▶ _What is needed_: Extract everything from the first line through the line with "46.0], [1, 45.3]];", both ends included, except for any pictures.
## begin
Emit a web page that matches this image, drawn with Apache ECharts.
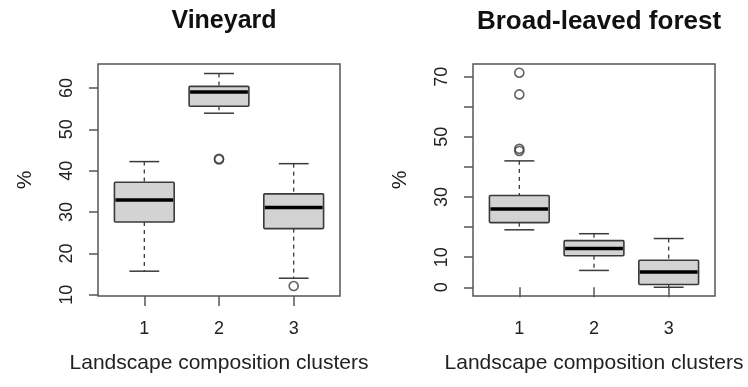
<!DOCTYPE html>
<html>
<head>
<meta charset="utf-8">
<script src="https://cdn.jsdelivr.net/npm/echarts@6/dist/echarts.min.js"></script>
<style>
  html, body { margin: 0; padding: 0; background: #fff; }
  #chart { width: 748px; height: 387px; }
</style>
</head>
<body>
<div id="chart"></div>
<script>
// Cluster ids on the x axis
const clusters = [1, 2, 3];

// Box statistics per cluster: [lower whisker, Q1, median, Q3, upper whisker]
const vineyardStats = [
  [15.7, 27.6, 32.9, 37.2, 42.2],
  [53.9, 55.6, 59.0, 60.4, 63.5],
  [14.0, 26.0, 31.1, 34.4, 41.7]
];
const forestStats = [
  [19.1, 21.5, 26.0, 30.5, 42.0],
  [5.6, 10.5, 12.9, 15.5, 17.8],
  [0.0, 0.9, 5.1, 9.0, 16.2]
];

// Outliers: [cluster, value]
const vineyardOutliers = [[2, 42.7], [2, 42.9], [3, 12.1]];
const forestOutliers = [[1, 71.3], [1, 64.1], [1, 46.0], [1, 45.3]];

// Tick marks and tick labels of the value axes
const vineyardTicks = [10, 20, 30, 40, 50, 60];
const vineyardTickLabels = [10, 20, 30, 40, 50, 60];
const forestTicks = [0, 10, 20, 30, 40, 50, 60, 70];
const forestTickLabels = [0, 10, 30, 50, 70];

const panelTitles = ['Vineyard', 'Broad-leaved forest'];
const xTitle = 'Landscape composition clusters';
const yTitle = '%';

const FONT = '"Liberation Sans", Arial, Helvetica, sans-serif';
const INK = '#222';
const FRAME = '#555';
const BOX_LINE = '#3a3a3a';

function boxRows(stats) {
  return stats.map((s, i) => [clusters[i]].concat(s));
}

// Draws one R-style box: dashed whiskers, staples, filled box and a heavy median bar
function renderBox(params, api) {
  const x = api.value(0);
  const lo = api.coord([x, api.value(1)]);
  const q1 = api.coord([x, api.value(2)]);
  const med = api.coord([x, api.value(3)]);
  const q3 = api.coord([x, api.value(4)]);
  const hi = api.coord([x, api.value(5)]);
  const cx = lo[0];
  const bw = api.size([0.8, 0])[0];
  const sw = bw * 0.5;
  const whisk = { stroke: BOX_LINE, lineWidth: 1.3, lineDash: [4, 4] };
  const solid = { stroke: BOX_LINE, lineWidth: 1.5 };
  return {
    type: 'group',
    children: [
      { type: 'line', shape: { x1: cx, y1: hi[1], x2: cx, y2: q3[1] }, style: whisk },
      { type: 'line', shape: { x1: cx, y1: q1[1], x2: cx, y2: lo[1] }, style: whisk },
      { type: 'line', shape: { x1: cx - sw / 2, y1: hi[1], x2: cx + sw / 2, y2: hi[1] }, style: solid },
      { type: 'line', shape: { x1: cx - sw / 2, y1: lo[1], x2: cx + sw / 2, y2: lo[1] }, style: solid },
      { type: 'rect', shape: { x: cx - bw / 2, y: q3[1], width: bw, height: q1[1] - q3[1], r: 1 },
        style: { fill: '#d3d3d3', stroke: BOX_LINE, lineWidth: 1.6 } },
      { type: 'line', shape: { x1: cx - bw / 2 + 1, y1: med[1], x2: cx + bw / 2 - 1, y2: med[1] },
        style: { stroke: '#000', lineWidth: 3.5 } }
    ]
  };
}

function xAxisFor(gridIndex) {
  return {
    type: 'value', gridIndex: gridIndex, min: 0.38, max: 3.62,
    name: xTitle, nameLocation: 'middle', nameGap: 57,
    nameTextStyle: { fontFamily: FONT, fontSize: 21, color: INK },
    axisLine: { show: false },
    splitLine: { show: false },
    axisTick: { show: true, inside: false, length: 10, customValues: clusters,
      lineStyle: { color: FRAME, width: 1.5 } },
    axisLabel: { customValues: clusters, margin: 24, fontFamily: FONT, fontSize: 18, color: INK }
  };
}

function yAxisFor(gridIndex, min, max, ticks, labels) {
  return {
    type: 'value', gridIndex: gridIndex, min: min, max: max,
    name: yTitle, nameLocation: 'middle', nameGap: 62, nameRotate: 90,
    nameTextStyle: { fontFamily: FONT, fontSize: 21, color: INK },
    axisLine: { show: false },
    splitLine: { show: false },
    axisTick: { show: true, inside: false, length: 9, customValues: ticks,
      lineStyle: { color: FRAME, width: 1.5 } },
    axisLabel: { customValues: labels, rotate: 90, margin: 22, fontFamily: FONT, fontSize: 18, color: INK }
  };
}

function outlierSeries(idx, data) {
  return {
    type: 'scatter', xAxisIndex: idx, yAxisIndex: idx, data: data,
    symbol: 'circle', symbolSize: 9, silent: true,
    itemStyle: { color: 'rgba(0,0,0,0)', borderColor: BOX_LINE, borderWidth: 1.6 }
  };
}

const chart = echarts.init(document.getElementById('chart'), null, { renderer: 'canvas' });
chart.setOption({
  animation: false,
  backgroundColor: '#fff',
  title: [
    { text: panelTitles[0], left: 219, top: 4, textAlign: 'center',
      textStyle: { fontFamily: FONT, fontSize: 25, fontWeight: 'bold', color: '#111' } },
    { text: panelTitles[1], left: 594, top: 4, textAlign: 'center',
      textStyle: { fontFamily: FONT, fontSize: 26, fontWeight: 'bold', color: '#111' } }
  ],
  grid: [
    { left: 98, top: 64, width: 242, height: 232, show: true, borderColor: FRAME, borderWidth: 1.5 },
    { left: 473, top: 64, width: 242, height: 232, show: true, borderColor: FRAME, borderWidth: 1.5 }
  ],
  xAxis: [xAxisFor(0), xAxisFor(1)],
  yAxis: [
    yAxisFor(0, 9.7, 65.8, vineyardTicks, vineyardTickLabels),
    yAxisFor(1, -2.9, 74.2, forestTicks, forestTickLabels)
  ],
  series: [
    { type: 'custom', xAxisIndex: 0, yAxisIndex: 0, data: boxRows(vineyardStats),
      encode: { x: 0, y: [1, 2, 3, 4, 5] }, renderItem: renderBox, silent: true },
    { type: 'custom', xAxisIndex: 1, yAxisIndex: 1, data: boxRows(forestStats),
      encode: { x: 0, y: [1, 2, 3, 4, 5] }, renderItem: renderBox, silent: true },
    outlierSeries(0, vineyardOutliers),
    outlierSeries(1, forestOutliers)
  ]
});
</script>
</body>
</html>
## end
▶ _Task response_:
Emit a web page that matches this image, drawn with Apache ECharts.
<!DOCTYPE html>
<html>
<head>
<meta charset="utf-8">
<script src="https://cdn.jsdelivr.net/npm/echarts@6/dist/echarts.min.js"></script>
<style>
  html, body { margin: 0; padding: 0; background: #fff; }
  #chart { width: 748px; height: 387px; }
</style>
</head>
<body>
<div id="chart"></div>
<script>
// Cluster ids on the x axis
const clusters = [1, 2, 3];

// Box statistics per cluster: [lower whisker, Q1, median, Q3, upper whisker]
const vineyardStats = [
  [15.7, 27.6, 32.9, 37.2, 42.2],
  [53.9, 55.6, 59.0, 60.4, 63.5],
  [14.0, 26.0, 31.1, 34.4, 41.7]
];
const forestStats = [
  [19.1, 21.5, 26.0, 30.5, 42.0],
  [5.6, 10.5, 12.9, 15.5, 17.8],
  [0.0, 0.9, 5.1, 9.0, 16.2]
];

// Outliers: [cluster, value]
const vineyardOutliers = [[2, 42.7], [2, 42.9], [3, 12.1]];
const forestOutliers = [[1, 71.3], [1, 64.1], [1, 46.0], [1, 45.3]];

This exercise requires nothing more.